Der Polizist: Juan Sebastián Cardona Escudero (21) arbeitet in Puerto Tejada, einer der gefährlichsten Städte Kolumbiens.
"Unbewaffnet traue ich mich nicht in bestimmte Ecken unserer Stadt. Dort sind jede Menge Revolver, Pistolen und Messer im Umlauf. Die Banden haben sie teilweise von den Gruppen, die im Bürgerkrieg gegeneinander gekämpft haben. Heute geht es nicht mehr um Politik, sondern ums Business. Die Banden, die oft im Drogenhandel aktiv sind, kämpfen um die Vorherrschaft. Dabei töten sie sich oft gegenseitig. Einige der Gangster konsumieren selbst viel Marihuana. Das macht sie gefährlich und unberechenbar. Deshalb kommt es immer wieder vor, dass Unbeteiligte ins Kreuzfeuer geraten. Mit Law and Order allein wird man das Problem nicht lösen können. Wir müssen mit den meist jungen Bandenmitgliedern reden und ihnen echte Alternativen zur Kriminalität bieten."

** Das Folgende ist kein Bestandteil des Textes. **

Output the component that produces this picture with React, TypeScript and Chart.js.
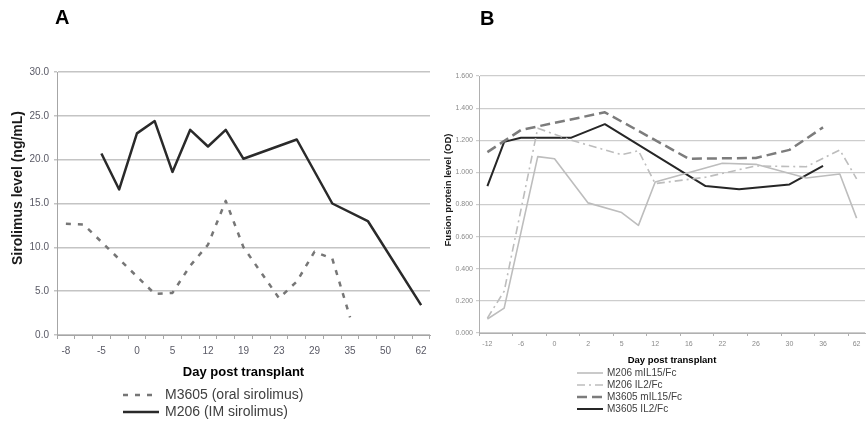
import React, { useEffect, useRef } from "react";
import { Chart, registerables } from "chart.js";

Chart.register(...registerables);

// ---------- Panel A data ----------
const daysA = ["-8", "", "-5", "", "0", "", "5", "", "12", "", "19", "", "23", "", "29", "", "35", "", "50", "", "62"];
const m3605Oral = [12.7, 12.6, null, null, null, 4.7, 4.8, 7.9, 10.3, 15.3, 10.0, null, 4.2, 6.1, 9.5, 8.7, 2.0, null, null, null, null];
const m206IM = [null, null, 20.7, 16.6, 23.0, 24.4, 18.6, 23.4, 21.5, 23.4, 20.1, null, null, 22.3, null, 15.0, null, 13.0, null, null, 3.4];
const yRangeA = [0, 30];
const yStepA = 5;

// ---------- Panel B data ----------
const daysB = ["-12", "", "-6", "", "0", "", "2", "", "5", "", "12", "", "16", "", "22", "", "26", "", "30", "", "36", "", "62"];
const m206mIL15 = [0.087, 0.155, null, 1.098, 1.085, null, 0.81, null, 0.75, 0.67, 0.94, null, null, null, 1.057, null, 1.05, null, null, 0.965, null, 0.99, 0.715];
const m206IL2 = [0.093, 0.26, null, 1.275, null, 1.2, null, null, 1.11, 1.135, 0.93, null, null, 0.97, null, null, 1.04, null, null, 1.035, null, 1.14, 0.96];
const m3605mIL15 = [1.126, null, 1.264, null, null, null, null, 1.374, null, null, null, null, 1.085, null, null, null, 1.09, null, 1.14, null, 1.28, null, null];
const m3605IL2 = [0.915, 1.19, 1.216, null, null, 1.216, null, 1.3, null, null, null, null, null, 0.915, null, 0.895, null, null, 0.925, null, 1.04, null, null];
const yRangeB = [0, 1.6];
const yStepB = 0.2;

const FONT = "'Liberation Sans', Arial, sans-serif";
Chart.defaults.font.family = FONT;

const decor = {
  id: "decor",
  afterDraw(chart: any, _args: any, o: any) {
    const ctx = chart.ctx;
    ctx.save();
    ctx.fillStyle = "#000";
    ctx.font = `bold 20px ${FONT}`;
    ctx.textAlign = "left";
    ctx.textBaseline = "alphabetic";
    ctx.fillText(o.letter, o.letterX, o.letterY);

    ctx.save();
    ctx.translate(o.yTitleX, o.yTitleY);
    ctx.rotate(-Math.PI / 2);
    ctx.font = o.yTitleFont;
    ctx.fillStyle = "#1a1a1a";
    ctx.textAlign = "center";
    ctx.textBaseline = "middle";
    ctx.fillText(o.yTitle, 0, 0);
    ctx.restore();

    o.legendOrder.forEach((dsIndex: number, row: number) => {
      const ds = chart.data.datasets[dsIndex];
      const y = o.legendY + row * o.legendGap;
      ctx.save();
      ctx.strokeStyle = ds.borderColor;
      ctx.lineWidth = ds.borderWidth;
      ctx.setLineDash(ds.borderDash || []);
      ctx.beginPath();
      ctx.moveTo(o.legendX, y);
      ctx.lineTo(o.legendX + o.sampleW, y);
      ctx.stroke();
      ctx.setLineDash([]);
      ctx.font = o.legendFont;
      ctx.fillStyle = "#404040";
      ctx.textAlign = "left";
      ctx.textBaseline = "middle";
      ctx.fillText(ds.label, o.legendX + o.sampleW + o.textGap, y);
      ctx.restore();
    });
    ctx.restore();
  },
};

function configA(): any {
  return {
    type: "line",
    data: {
      labels: daysA,
      datasets: [
        { label: "M3605 (oral sirolimus)", data: m3605Oral, borderColor: "#767676", borderWidth: 2.5, borderDash: [5, 7], pointRadius: 0, spanGaps: true, tension: 0, borderJoinStyle: "round" },
        { label: "M206 (IM sirolimus)", data: m206IM, borderColor: "#2a2a2a", borderWidth: 2.5, pointRadius: 0, spanGaps: true, tension: 0, borderJoinStyle: "round" },
      ],
    },
    plugins: [decor],
    options: {
      responsive: false,
      animation: false,
      devicePixelRatio: 1,
      layout: { padding: { left: 0, right: 10, top: 72, bottom: 43 } },
      plugins: {
        legend: { display: false },
        tooltip: { enabled: false },
        decor: {
          letter: "A", letterX: 55, letterY: 24,
          yTitle: "Sirolimus level (ng/mL)", yTitleX: 18, yTitleY: 188, yTitleFont: `bold 14px ${FONT}`,
          legendOrder: [0, 1], legendX: 123, legendY: 395, legendGap: 17, sampleW: 36, textGap: 6, legendFont: `14px ${FONT}`,
        },
      },
      scales: {
        x: {
          type: "category",
          offset: true,
          grid: { offset: true, drawOnChartArea: false, tickLength: 4, color: "#a6a6a6", lineWidth: 1 },
          border: { color: "#a6a6a6", width: 1 },
          ticks: { autoSkip: false, maxRotation: 0, padding: 6, color: "#5a5a66", font: { size: 10 } },
          title: { display: true, text: "Day post transplant", color: "#000", font: { size: 13, weight: "bold" }, padding: { top: 0, bottom: 3 } },
          afterFit: (s: any) => { s.height = 48; },
        },
        y: {
          min: yRangeA[0],
          max: yRangeA[1],
          ticks: { stepSize: yStepA, callback: (v: any) => Number(v).toFixed(1), padding: 5, color: "#5a5a66", font: { size: 10 } },
          grid: { color: "#c4c4c4", lineWidth: 1.5, tickLength: 3 },
          border: { color: "#a6a6a6", width: 1 },
          afterFit: (s: any) => { s.width = 57; },
        },
      },
    },
  };
}

function configB(): any {
  return {
    type: "line",
    data: {
      labels: daysB,
      datasets: [
        { label: "M206 mIL15/Fc", data: m206mIL15, borderColor: "#bdbdbd", borderWidth: 1.6, pointRadius: 0, spanGaps: true, tension: 0, borderJoinStyle: "round" },
        { label: "M206 IL2/Fc", data: m206IL2, borderColor: "#bdbdbd", borderWidth: 1.6, borderDash: [8, 4, 2, 4], pointRadius: 0, spanGaps: true, tension: 0, borderJoinStyle: "round" },
        { label: "M3605 mIL15/Fc", data: m3605mIL15, borderColor: "#7c7c7c", borderWidth: 2.5, borderDash: [10, 5], pointRadius: 0, spanGaps: true, tension: 0, borderJoinStyle: "round" },
        { label: "M3605 IL2/Fc", data: m3605IL2, borderColor: "#262626", borderWidth: 2, pointRadius: 0, spanGaps: true, tension: 0, borderJoinStyle: "round" },
      ],
    },
    plugins: [decor],
    options: {
      responsive: false,
      animation: false,
      devicePixelRatio: 1,
      layout: { padding: { left: 0, right: 1, top: 76, bottom: 59 } },
      plugins: {
        legend: { display: false },
        tooltip: { enabled: false },
        decor: {
          letter: "B", letterX: 40, letterY: 25,
          yTitle: "Fusion protein level (OD)", yTitleX: 8.5, yTitleY: 190, yTitleFont: `bold 9.5px ${FONT}`,
          legendOrder: [0, 1, 2, 3], legendX: 137, legendY: 373, legendGap: 12, sampleW: 26, textGap: 4, legendFont: `10px ${FONT}`,
        },
      },
      scales: {
        x: {
          type: "category",
          offset: true,
          grid: {
            offset: true,
            drawOnChartArea: false,
            tickLength: 3,
            lineWidth: 1,
            color: (c: any) => (c.index % 2 === 0 ? "#b0b0b0" : "rgba(0,0,0,0)"),
          },
          border: { color: "#b0b0b0", width: 1 },
          ticks: { autoSkip: false, maxRotation: 0, padding: 4, color: "#8a8a8a", font: { size: 7 } },
          title: { display: true, text: "Day post transplant", color: "#000", font: { size: 9.5, weight: "bold" }, padding: { top: 0, bottom: 1.3 } },
          afterFit: (s: any) => { s.height = 34; },
        },
        y: {
          min: yRangeB[0],
          max: yRangeB[1],
          ticks: { stepSize: yStepB, callback: (v: any) => Number(v).toFixed(3), padding: 3, color: "#8a8a8a", font: { size: 7 } },
          grid: { color: "#cdcdcd", lineWidth: 1.2, tickLength: 3 },
          border: { color: "#b0b0b0", width: 1 },
          afterFit: (s: any) => { s.width = 39; },
        },
      },
    },
  };
}

export default function App() {
  const refA = useRef<HTMLCanvasElement>(null);
  const refB = useRef<HTMLCanvasElement>(null);
  useEffect(() => {
    const a = new Chart(refA.current as HTMLCanvasElement, configA());
    const b = new Chart(refB.current as HTMLCanvasElement, configB());
    return () => {
      a.destroy();
      b.destroy();
    };
  }, []);
  return (
    <div style={{ position: "absolute", left: 0, top: 0, width: 866, height: 426, background: "#fff", overflow: "hidden" }}>
      <canvas ref={refA} width={440} height={426} style={{ position: "absolute", left: 0, top: 0, width: 440, height: 426 }} />
      <canvas ref={refB} width={426} height={426} style={{ position: "absolute", left: 440, top: 0, width: 426, height: 426 }} />
    </div>
  );
}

Der Journalist: Jefferson Ospina Bedoya (28) ist Redakteur der Tagesszeitung "El País".
"Ich habe beim Referendum für den Frieden gestimmt. Ganze Generationen von Kindern sind in Kolumbien in Angst aufgewachsen. Sie haben gelernt, zwischen dem Krach einer Pistole und dem eines Sturmgewehrs zu unterscheiden. Damit muss endlich Schluss sein. Ich habe selbst drei Onkel verloren und wünsche mir nichts sehnlicher als den Frieden. Aber ich kann verstehen, warum so viele Menschen mit Nein gestimmt haben. Die Gegner des Friedensprozesses haben massiv Fake News verbreitet. Sie haben Lügen darüber in die Welt gesetzt, dass das Abkommen vor allem der Farc nutzt. Wir haben die Wahrheit berichtet, aber wir haben offenbar nicht genügend Menschen erreichen können. In Kolumbien ist es gefährlich, als Journalist zu arbeiten. Vielleicht sogar noch gefährlicher, seitdem offiziell Frieden herrscht, Seit Beginn des letzten Jahres sind 131 überwiegend linke Aktivisten ermordet wurden. Darunter auch Journalisten. Dahinter stecken wohl die Gegner des Friedensabkommens und Drogenbanden. Die Gangs fürchten, dass sie im Frieden schlechter Geschäfte machen können. Noch immer hat der Staat über weite Teile des Landes keine Kontrolle. Wir sind zwar kein ‚failed state‘, aber wir haben Bereiche, die dahin tendieren. Wenn der Staat nicht sofort das Vakuum schließt, das die bewaffneten Gruppen hinterlassen, besteht die Gefahr, dass die Drogenbanden das tun. Und dann droht ein neuer Krieg: die Kartelle gegen den Staat. Wie in Mexiko. Ich habe schon viele Morddrohungen bekommen. Ich habe eine Frau und einen Sohn. Natürlich mache ich mir Sorgen. Aber ich will weiter als Journalist arbeiten und weiter an den Frieden glauben. Was bleibt mir auch anderes übrig?"